A bridging loan is a short-term home loan that lets you buy a new property before you have sold your current one. The lender funds the new purchase as a temporary increase in your overall debt (the "peak debt"); when your existing home sells, the proceeds are applied to the bridging portion and you return to a single, smaller mortgage on the new property (the "end debt").
How long does bridging finance run for?
Most bridging loans run for 6 to 12 months, with some lenders offering up to 24 months. The shorter timeframe applies if you have already exchanged contracts on the sale of your current home (closed bridging). The longer timeframe applies if your current home has not yet sold (open bridging), which carries higher rates and tighter eligibility.
Do I need to make repayments during the bridging period?
Most bridging products capitalise the interest, meaning you do not make scheduled monthly repayments during the bridging window. Interest accrues and is added to the loan balance, then settled when your existing home sells.

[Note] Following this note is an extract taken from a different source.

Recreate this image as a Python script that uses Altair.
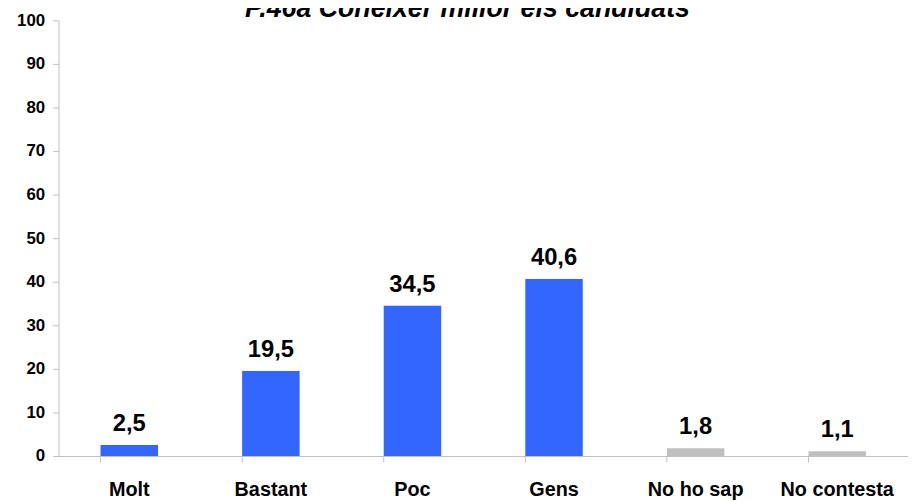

Some lenders offer interest-only servicing as an alternative if you prefer to pay interest as you go.
What rate does bridging finance attract?
Closed bridging (with an exchanged sale contract) typically prices broadly in line with standard variable home loans, often within 0.30 percentage points. Open bridging (no sale contract yet) usually adds 0.50 to 1.50 percentage points to standard variable, reflecting the higher risk of the property not selling within the bridging window.
What happens if my existing home does not sell in time?
If the bridging period expires without sale, the lender may offer an extension (subject to a re-review of your circumstances), require you to refinance the bridging portion onto a longer-term loan, or in worst case force a sale of either property. Always go into bridging with a realistic sale strategy and a fallback plan if the market softens.